Seitdem gibt es kein Lebenszeichen mehr von Öcalan und seinen drei Mitgefangenen Ömer Hayri Konar, Hamili Yıldırım und Veysi Aktaş. Besuchsanträge der Istanbuler Kanzlei Asrin, die die vier Imrali-Gefangenen anwaltlich vertritt, werden von der türkischen Justiz abgelehnt, Auskunftsersuchen bleiben unbeantwortet. Zur juristischen Ummantelung werden alle sechs Monate Disziplinarstrafen verhängt. Auch internationale Initiativen zur Aufhebung der Isolation auf Imrali werden in Ankara ignoriert.
Das Europäische Komitee zur Verhütung von Folter (CPT) hat nach einem Besuch im Inselgefängnis Imrali im Jahr 2019 festgestellt, dass die Incommunicado-Haft im Widerspruch zu internationalen Menschenrechtsstandards steht.
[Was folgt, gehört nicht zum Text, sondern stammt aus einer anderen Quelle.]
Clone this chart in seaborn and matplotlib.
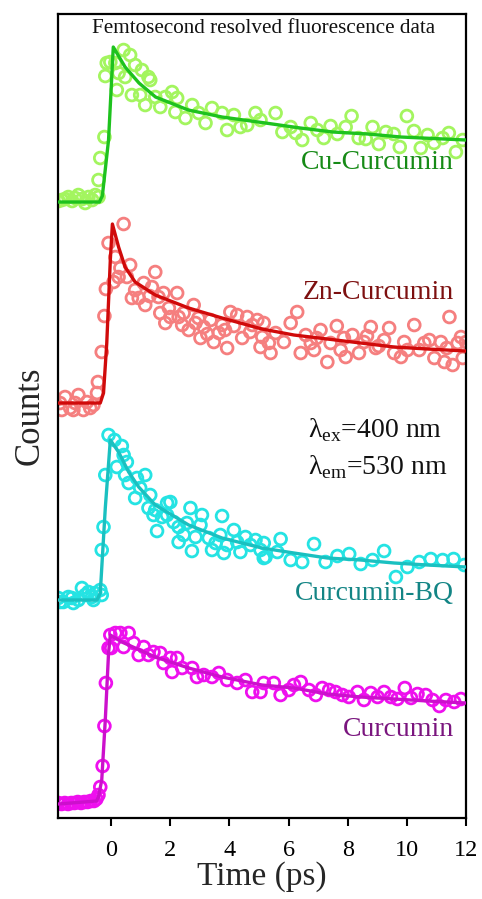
import numpy as np
import pandas as pd
import matplotlib
matplotlib.use("Agg")
import matplotlib.pyplot as plt
import seaborn as sns

# ---------------- data (time in ps, counts in a.u., traces stacked) ----------------
cu_t = [-1.78, -1.67, -1.56, -1.45, -1.32, -1.22, -1.11, -0.98, -0.88, -0.77, -0.64, -0.54, -0.43,
        -0.43, -0.37, -0.23, -0.20, -0.15, -0.03, 0.14, 0.19, 0.25, 0.42, 0.64, 0.47, 0.81, 1.04, 1.26,
        1.32, 0.70, 0.98, 1.15, 1.49, 1.66, 1.83, 2.06, 2.23, 2.17, 2.51, 2.74, 2.96, 3.19, 3.41, 3.75,
        3.92, 4.15, 4.37, 4.60, 4.88, 5.05, 5.56, 5.79, 6.07, 6.24, 6.46, 6.75, 6.97, 7.19, 7.42, 7.65,
        7.93, 8.13, 8.37, 8.61, 8.84, 9.05, 9.29, 9.56, 9.76, 10.00, 10.24, 10.47, 10.70, 10.92, 11.21,
        11.42, 11.66, 11.89]
cu_c = [617, 618, 619, 621, 617, 620, 623, 619, 615, 621, 618, 623, 621,
        638, 660, 681, 742, 755, 756, 755, 728, 745, 768, 763, 741, 753, 748, 741,
        738, 723, 723, 713, 721, 711, 721, 726, 720, 706, 700, 713, 705, 695, 710, 705,
        688, 703, 691, 693, 705, 698, 705, 686, 691, 685, 678, 695, 688, 680, 692, 684,
        691, 702, 680, 679, 691, 674, 686, 684, 671, 702, 687, 670, 683, 675, 680,
        685, 666, 678]
cu_fit_t = [-1.8, -0.4, -0.3, -0.09, 0.07, 0.47, 0.94, 1.5, 2.61, 3.75, 5.22, 6.4, 7.5, 8.68, 9.8, 12.0]
cu_fit_c = [616, 616, 622, 678, 771, 751, 735, 721, 708, 701, 695, 690, 686, 684, 681, 678]

zn_t = [-1.73, -1.67, -1.56, -1.39, -1.28, -1.22, -1.11, -0.94, -0.82, -0.71, -0.60, -0.48, -0.45,
        -0.32, -0.23, -0.18, -0.09, 0.42, 0.14, 0.31, 0.64, 0.25, 0.08, 0.53, 1.49, 1.10, 0.81, 0.70,
        0.93, 1.15, 1.38, 1.60, 1.77, 1.66, 1.83, 2.00, 2.23, 2.28, 2.45, 2.62, 2.79, 2.85, 3.02, 3.13,
        3.36, 3.47, 3.64, 3.75, 3.92, 4.03, 4.26, 4.43, 4.60, 4.77, 4.94, 5.11, 5.05,
        5.16, 5.33, 5.56, 5.84, 6.07, 6.29, 6.41, 6.58, 6.75, 6.86, 7.08, 7.31, 7.42, 7.63, 7.76, 7.93,
        8.16, 8.38, 8.55, 8.78, 8.95, 9.23, 9.40, 9.57, 9.80, 9.91, 10.25, 10.42, 10.59, 10.76, 10.93,
        11.15, 11.27, 11.44, 11.55, 11.72, 11.83, 11.89, 12.0, 5.39, 7.87, 10.02,
        1.30, 1.95, 2.40, 2.95, 3.25, 3.85, 4.15, 4.70, 6.95, 8.65, 9.05, 11.35]
zn_c = [415, 408, 421, 410, 408, 415, 423, 408, 416, 410, 413, 425, 436,
        466, 502, 529, 575, 594, 561, 550, 553, 541, 536, 541, 546, 535, 528, 520,
        520, 513, 531, 521, 525, 505, 495, 501, 525, 501, 505, 488, 513, 495, 480, 491,
        498, 476, 485, 493, 470, 506, 503, 480, 501, 493, 498, 481, 471,
        495, 475, 485, 476, 495, 506, 465, 483, 475, 468, 488, 456, 475, 492, 468, 461,
        483, 465, 476, 491, 470, 478, 490, 465, 461, 476, 493, 468, 475, 478, 460,
        476, 456, 501, 453, 475, 481, 460, 476, 465, 480, 468,
        522, 510, 493, 500, 484, 488, 492, 486, 480, 482, 472, 470]
zn_fit_t = [-1.8, -0.37, -0.26, -0.15, -0.03, 0.04, 0.25, 0.47, 0.81, 1.49, 2.62, 3.75, 5.1, 6.18,
            7.31, 8.44, 9.57, 10.7, 12.0]
zn_fit_c = [415, 415, 425, 475, 558, 594, 571, 551, 536, 523, 510, 500, 489, 483,
            479, 475, 471, 469, 467]

bq_t = [-1.79, -1.73, -1.62, -1.45, -1.33, -1.28, -1.11, -0.99, -0.88, -0.77, -0.65, -0.60, -0.54,
        -0.37, -0.32, -0.32, -0.26, -0.20, -0.09, 0.11, 0.36, 0.19, 0.42, 0.53, 0.47, 0.59, 0.87, 1.15,
        0.98, 0.81, 1.32, 1.26, 1.43, 1.49, 1.55, 1.72, 1.89, 2.00, 1.89, 2.11, 2.28, 2.28, 2.45, 2.56,
        2.68, 2.73, 2.85, 3.02, 3.07, 3.30, 3.41, 3.53, 3.69, 3.75, 3.81, 3.92, 4.15, 4.26, 4.37, 4.54,
        4.71, 4.88, 5.05, 5.16, 5.16, 5.22, 5.62, 5.73, 6.07, 6.46, 6.86, 7.25, 7.65, 8.05, 8.44, 8.84,
        9.23, 9.63, 10.02, 10.42, 10.81, 11.21, 11.58, 11.94]
bq_c = [220, 216, 216, 221, 220, 215, 218, 230, 223, 226, 221, 218, 225,
        228, 223, 268, 291, 343, 383, 378, 372, 351, 363, 356, 343, 335, 340, 343,
        330, 320, 323, 310, 303, 308, 287, 301, 315, 316, 303, 296, 291, 276, 283, 295,
        310, 267, 281, 293, 303, 280, 268, 275, 283, 302, 265, 273, 288, 276, 266, 281,
        273, 278, 268, 260, 275, 261, 266, 279, 258, 256, 274, 256, 262, 264, 254, 258,
        267, 241, 251, 256, 259, 258, 259, 253]
bq_fit_t = [-1.8, -0.48, -0.37, -0.2, -0.03, 0.25, 0.59, 0.93, 1.49, 2.62, 3.75, 5.1, 6.18, 7.31,
            8.44, 9.57, 10.7, 12.0]
bq_fit_c = [218, 218, 225, 310, 378, 366, 346, 331, 313, 293, 280, 270, 265, 260,
            258, 255, 253, 251]

cur_t = [-1.79, -1.68, -1.57, -1.46, -1.35, -1.24, -1.13, -1.02, -0.91, -0.80, -0.69, -0.58, -0.50,
         -0.43, -0.37, -0.29, -0.23, -0.18, -0.09, 0.00, -0.03, 0.14, 0.31, 0.59, 0.42, 0.76, 0.93,
         1.10, 1.26, 1.43, 1.66, 1.77, 2.00, 2.06, 2.23, 2.40, 2.74, 2.90, 3.13, 3.41, 3.64, 3.92,
         4.26, 4.54, 4.77, 5.05, 5.16, 5.50, 5.73, 6.01, 6.18, 6.41, 6.69, 6.92, 7.14, 7.37, 7.59,
         7.82, 8.04, 8.33, 8.55, 8.78, 9.01, 9.23, 9.46, 9.68, 9.93, 10.14, 10.36, 10.64, 10.87,
         11.10, 11.32, 11.60, 11.83]
cur_c = [15, 14, 15, 14, 15, 15, 16, 15, 16, 16, 17, 17, 19,
         23, 31, 52, 92, 135, 170, 170, 183, 185, 185, 185, 171, 175, 163,
         171, 163, 166, 165, 155, 160, 146, 160, 150, 150, 141, 143, 141, 145, 138,
         135, 138, 126, 126, 135, 135, 123, 128, 133, 136, 128, 123, 130, 128, 126,
         123, 121, 126, 118, 125, 121, 126, 121, 119, 130, 120, 124, 123, 118,
         112, 118, 116, 119]
cur_fit_t = [-1.8, -0.5, -0.43, -0.32, -0.2, -0.09, -0.03, 0.36, 1.49, 2.62, 3.75, 5.1, 6.18, 7.31,
             8.44, 9.57, 10.7, 12.0]
cur_fit_c = [14, 17, 21, 38, 98, 165, 183, 176, 161, 150, 141, 133, 130, 124,
             121, 119, 117, 115]

names = ["Cu-Curcumin", "Zn-Curcumin", "Curcumin-BQ", "Curcumin"]
x_ticks = [0, 2, 4, 6, 8, 10, 12]

# ---------------- style ----------------
sns.set_style("white")
plt.rcParams["font.family"] = ["Liberation Serif", "DejaVu Serif"]
plt.rcParams["mathtext.fontset"] = "custom"
plt.rcParams["mathtext.rm"] = "Liberation Serif"

series = {
    "Cu-Curcumin": (cu_t, cu_c, cu_fit_t, cu_fit_c),
    "Zn-Curcumin": (zn_t, zn_c, zn_fit_t, zn_fit_c),
    "Curcumin-BQ": (bq_t, bq_c, bq_fit_t, bq_fit_c),
    "Curcumin": (cur_t, cur_c, cur_fit_t, cur_fit_c),
}
pt_colors = {"Cu-Curcumin": "#a3f55f", "Zn-Curcumin": "#f57f7f",
             "Curcumin-BQ": "#25e3e3", "Curcumin": "#ee10ee"}
ln_colors = {"Cu-Curcumin": "#1ec21e", "Zn-Curcumin": "#d00a0a",
             "Curcumin-BQ": "#1ac0c0", "Curcumin": "#cc10cc"}
lab_colors = {"Cu-Curcumin": "#168a16", "Zn-Curcumin": "#7d1010",
              "Curcumin-BQ": "#138585", "Curcumin": "#7a157e"}
lab_pos = {"Cu-Curcumin": (11.6, 656), "Zn-Curcumin": (11.6, 526),
           "Curcumin-BQ": (11.6, 225), "Curcumin": (11.6, 89)}

pts = pd.concat([pd.DataFrame({"t": v[0], "c": v[1], "s": k}) for k, v in series.items()])
fits = pd.concat([pd.DataFrame({"t": v[2], "c": v[3], "s": k}) for k, v in series.items()])

fig = plt.figure(figsize=(4.82, 8.99), dpi=100)
ax = fig.add_axes([0.1203, 0.0901, 0.8465, 0.8943])

for k in names:
    sns.scatterplot(data=pts[pts.s == k], x="t", y="c", ax=ax, marker="o", s=72,
                    facecolor="none", edgecolor=pt_colors[k], linewidth=2.0, legend=False, zorder=2)
for k in names:
    sns.lineplot(data=fits[fits.s == k], x="t", y="c", ax=ax, color=ln_colors[k],
                 linewidth=2.4, legend=False, sort=False, estimator=None, zorder=3)
    x, y = lab_pos[k]
    ax.text(x, y, k, color=lab_colors[k], fontsize=20, ha="right", va="center")

ax.text(5.17, 790, "Femtosecond resolved fluorescence data", fontsize=15.2,
        ha="center", va="center", color="#111111")
ax.text(6.64, 388, "λ$_{\\mathrm{ex}}$=400 nm", fontsize=20, ha="left", va="center", color="#111111")
ax.text(6.64, 351, "λ$_{\\mathrm{em}}$=530 nm", fontsize=20, ha="left", va="center", color="#111111")

ax.set_xlim(-1.8, 12.0)
ax.set_ylim(0, 804)
ax.set_xticks(x_ticks)
ax.set_xticklabels([str(v) for v in x_ticks], fontsize=17.5)
ax.set_yticks([])
ax.tick_params(axis="x", direction="out", length=6, width=1.5, pad=10, bottom=True, colors="black")
for sp in ax.spines.values():
    sp.set_visible(True)
    sp.set_color("black")
    sp.set_linewidth(1.6)
ax.set_xlabel("Time (ps)", fontsize=24, labelpad=0)
ax.set_ylabel("Counts", fontsize=25, labelpad=8)

fig.savefig("out.png", dpi=100)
Das Verbot von Anwaltsbesuchen verstößt gegen die 2015 aktualisierten Standard-Mindestregeln der Vereinten Nationen (UN) für die Behandlung von Gefangenen (Nelson-Mandela-Regeln), gegen die Empfehlungen des Antifolterkomitees des Europarats (CPT) und gegen das türkische Vollzugsgesetz.